Whether you are getting ready to review somebody’s presentation, or you are presenting your slides to a supervisor or a friend for feedback, here is a handy check-list of questions you should be able to answer.
First, some organizational questions:
- When is the presentation?
- How much time you will be given? (total talk time, Q&A time)
- Will it be in front of live audience, broadcasted, or both?
- What is the aspect ratio of projector you will be using?
- Who is the audience, how close are they to you professionally? (Think general public vs collaborator)
- Will you presentation be interrupted with questions or you have solid block of time?
Now more about the content:
- What is the main product you presenting?
- What is the problem you are trying to solve with your work?

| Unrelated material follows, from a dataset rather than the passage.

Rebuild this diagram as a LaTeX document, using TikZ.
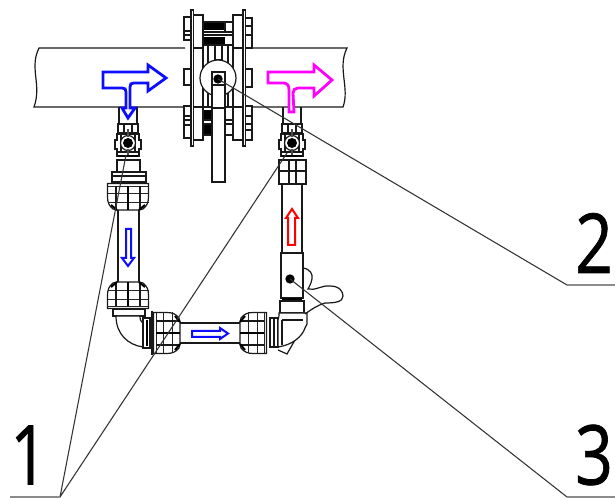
\documentclass[tikz,border=0pt]{standalone}
\usepackage{fontspec}
\setmainfont{Open Sans}
\newfontfamily\digitfont[FakeBold=0.9]{Open Sans}
\definecolor{flowblue}{rgb}{0.05,0.05,1}
\definecolor{flowpink}{rgb}{1,0,1}
\definecolor{flowred}{rgb}{1,0,0}
\tikzset{
  px/.style={x=0.75pt,y=-0.75pt},
  part/.style={draw=black!90,line width=0.9pt},
  fine/.style={draw=black!85,line width=0.6pt},
  heavy/.style={draw=black,line width=1.5pt},
  flow/.style={line width=2.1pt,line join=miter,fill=white},
  slimflow/.style={line width=1.5pt,line join=miter,fill=white},
  leader/.style={draw=black!80,line width=0.8pt},
  baseline rule/.style={draw=black!45,line width=0.8pt},
  dotmark/.style={circle,fill=black,inner sep=0pt,minimum size=7pt},
  digit/.style={font=\digitfont\fontsize{62pt}{62pt}\selectfont,inner sep=0pt,xscale=0.8,text=black}
}
% tapered union nut; local y 0 = narrow end, 26 = wide end
\newcommand{\gridnut}[1]{%
  \begin{scope}[#1]
    \draw[part,fill=white] (-11,0) -- (-15,1) .. controls (-19,4) and (-20.5,8) .. (-20.5,13) -- (-20.5,26.5) -- (20.5,26.5) -- (20.5,13) .. controls (20.5,8) and (19,4) .. (15,1) -- (11,0) -- cycle;
    \draw[fine] (-20.5,8) -- (20.5,8) (-20.5,17) -- (20.5,17) (-20.5,24) -- (20.5,24);
    \draw[part] (-12,1) -- (-12,24) (12,1) -- (12,24);
    \draw[heavy] (0,0) -- (0,24);
    \draw[heavy] (-17,5) -- (-11,0) (17,5) -- (11,0);
  \end{scope}}
% ball valve body, centre given
\newcommand{\ballvalve}[2]{%
  \begin{scope}[shift={(#1,#2)}]
    \draw[part,fill=white] (-10,-19) rectangle (10,-10);
    \draw[part] (-4,-19) -- (-4,-10) (4,-19) -- (4,-10);
    \draw[part,fill=white] (-11,-9) -- (11,-9) -- (11,-3) -- (13,-3) -- (13,6) -- (11,6) -- (11,9) -- (-11,9) -- (-11,6) -- (-13,6) -- (-13,-3) -- (-11,-3) -- cycle;
    \draw[part] (-7,-10) -- (-7,9) (7,-10) -- (7,9);
    \draw[part,fill=white] (0,0) circle (7.5);
    \fill (0,0) circle (5);
    \draw[heavy,draw=black!70] (0,-14) -- (0,-6) (0,6) -- (0,14);
    \draw[heavy] (-11,13) -- (11,13);
    \draw[part] (-11,9) -- (-11,14) (11,9) -- (11,14);
  \end{scope}}
\begin{document}
\begin{tikzpicture}[px]
\useasboundingbox (0,0) rectangle (615,498);
\fill[white] (0,0) rectangle (615,498);

% main pipe
\draw[part] (185,48) -- (39,48) .. controls (29,68) and (42,85) .. (34,107) -- (185,107);
\draw[part] (252,48) -- (347,48) .. controls (337,68) and (350,88) .. (343,107) -- (252,107);

% damper: black bands and interior
\fill[black] (203,22) rectangle (225,30);
\fill[black] (203,37) rectangle (225,45);
\fill[black] (203,110) rectangle (211,120);
\fill[black] (203,125) rectangle (211,135);
\draw[part] (203,22) -- (233,22) (203,32) -- (233,32) (203,35) -- (233,35) (203,45) -- (233,45);
\draw[part] (203,107) -- (233,107) (203,120) -- (233,120) (203,124) -- (233,124) (203,135) -- (233,135);
\draw[part] (208,45) -- (208,107) (228,45) -- (228,107);
\draw[part] (225,22) -- (225,32);

% flanges
\draw[part,fill=white] (193,15) rectangle (203,140);
\draw[part,fill=white] (233,15) rectangle (243,140);
\draw[part,fill=white] (191,10) rectangle (193.5,146);
\draw[part,fill=white] (243,10) rectangle (245.5,146);
\draw[part] (193,48) -- (203,48) (193,107) -- (203,107) (233,48) -- (243,48) (233,107) -- (243,107);

% flange bolts
\draw[part,fill=white] (184,17) rectangle (191,40);
\draw[part,fill=white] (184,69) rectangle (191,85);
\draw[part,fill=white] (184,106) rectangle (191,138);
\draw[part,fill=white] (245.5,18) rectangle (252,48);
\draw[part,fill=white] (245.5,69) rectangle (252,87);
\draw[part,fill=white] (245.5,106) rectangle (252,140);
\draw[part] (184,31) -- (191,31) (184,35) -- (191,35) (184,116) -- (191,116) (184,120) -- (191,120) (184,125) -- (191,125);
\draw[part] (245.5,26) -- (252,26) (245.5,35) -- (252,35) (245.5,116) -- (252,116) (245.5,124) -- (252,124) (245.5,130) -- (252,130);

% stem, disc and lever
\draw[part,fill=white] (215,45) rectangle (222,60);
\draw[part,fill=white] (218,78) circle (18);
\draw[part,fill=white] (212,72) rectangle (225,182);
\draw[part] (212,85) -- (225,85) (212,108) -- (225,108);

% left line: valve and branch
\draw[part] (119,107) -- (119,125) (137,107) -- (137,125);
\ballvalve{128}{143}
\draw[part,fill=white] (117,160) rectangle (140,172);
\draw[part,fill=white] (112,172) rectangle (146,182);
\draw[part] (112,176) -- (146,176);
\gridnut{shift={(128,210)},y={(0pt,0.75pt)}}
\draw[part] (118,210) -- (118,282) (139,210) -- (139,282);
\gridnut{shift={(128,282)}}
\draw[part,fill=white] (113,309) rectangle (145,316);
\draw[part,fill=white] (116,316) .. controls (116,334) and (128,345) .. (143,347) -- (143,323) .. controls (141,322) and (140,320) .. (140,316) -- cycle;
\draw[part,fill=white] (143,318) rectangle (150,348);
\draw[heavy] (147,320) -- (147,346);
\gridnut{shift={(180,333)},x={(0pt,0.75pt)},y={(-0.75pt,0pt)}}
\draw[part] (152,311) -- (152,355);
\draw[part] (180,323) -- (240,323) (180,343) -- (240,343);
\gridnut{shift={(240,333)},x={(0pt,0.75pt)},y={(0.75pt,0pt)}}

% right line
\draw[part] (283,107) -- (283,123) (301,107) -- (301,123);
\ballvalve{292}{143}
\draw[part,fill=white] (279,160) rectangle (306,184);
\draw[part] (279,171) -- (306,171) (289,160) -- (289,184) (296,160) -- (296,184);
\draw[part] (282,184) -- (282,253) (302,184) -- (302,253);
\draw[part,fill=white] (281,253) rectangle (303,298);
\draw[heavy] (282,299.5) -- (302,299.5);
\draw[part,fill=white] (280,301) rectangle (304,313);
\draw[part,fill=white] (270,318) rectangle (278,347);
\draw[part] (274,318) -- (274,347);
\draw[part,fill=white] (278,350) -- (287,354) -- (295,340);
\draw[part,fill=white] (278,320) .. controls (279,318) and (279,315) .. (279,313) -- (307,313) -- (307,324) -- (305,328) .. controls (302,337) and (292,345) .. (278,347) -- cycle;
\draw[part] (282,320) -- (282,345) (282,320) -- (303,320);
\draw[part] (303,268) .. controls (310,269) and (313,274) .. (312,279) .. controls (311,284) and (309,287) .. (308,289) .. controls (315,291) and (322,285) .. (330,286) .. controls (340,286) and (343,292) .. (343,296) .. controls (343,302) and (335,303) .. (325,303) .. controls (318,305) and (312,309) .. (305,314);

% flow arrows
\draw[flow,draw=flowblue] (103,72) -- (148,72) -- (148,65) -- (166,78) -- (148,91) -- (148,83) -- (134,83) .. controls (131,83) and (130,84) .. (130,87) -- (130,108) -- (135,108) -- (128,118) -- (122,108) -- (126,108) -- (126,92) .. controls (126,89) and (125,88) .. (122,88) -- (103,88) -- cycle;
\draw[flow,draw=flowpink] (268,72) -- (314,72) -- (314,65) -- (332,80) -- (314,96) -- (314,88) -- (298,88) .. controls (295,88) and (293,90) .. (293,93) -- (294,112) -- (289,112) -- (289,90) .. controls (289,85) and (287,83) .. (283,83) -- (268,83) -- cycle;
\draw[slimflow,draw=flowred] (288,245) -- (295,245) -- (295,218) -- (298,218) -- (292,209) -- (286,218) -- (288,218) -- cycle;
\draw[slimflow,draw=flowblue] (126,229) -- (131,229) -- (131,258) -- (134,258) -- (128,266) -- (122,258) -- (126,258) -- cycle;
\draw[slimflow,draw=flowblue] (192,331) -- (220,331) -- (220,328) -- (228,333.5) -- (220,339) -- (220,337) -- (192,337) -- cycle;

% callout marks
\node[dotmark] (mark two) at (218,79) {};
\node[dotmark] (mark three) at (290,279) {};
\coordinate (apex one) at (60,497);
\coordinate (end one a) at (126,155);
\coordinate (end one b) at (287,153);
\coordinate (base one) at (10,497);
\coordinate (knee two) at (567,285);
\coordinate (tail two) at (615,285);
\coordinate (knee three) at (567,497);
\coordinate (tail three) at (615,497);

% labels
\node[digit] (label one) at (29,455) {1};
\node[digit] (label two) at (594,243) {2};
\node[digit] (label three) at (594,455) {3};

% leaders
\draw[leader] (end one a) -- (apex one) -- (end one b);
\draw[baseline rule] (base one) -- (apex one);
\draw[leader] (mark two.center) -- (knee two);
\draw[baseline rule] (knee two) -- (tail two);
\draw[leader] (mark three.center) -- (knee three);
\draw[baseline rule] (knee three) -- (tail three);
\end{tikzpicture}
\end{document}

- Why is this problem important?
- What existing solutions did you consider?
- What are the key benefits and shortcomings of those solutions?
- Which particular gap your solution fills?
- What are the limitations of your solution?
Considerations about the style and information density:
- Does every title sound like a message? Bad example: “Comparing medications A and B for blood pressure“, good example: “Medication B is not different from A for blood pressure“
- Do labels occupy as much space as possible?
- How many slides have more than two plots? Is it really necessary?
- Have you considered that each pixel costs you money? Can you reduce number of blank pixels?
- Do you have a “graphical abstract” at the end of the slides that summarizes findings and showcases few results while using minimal text?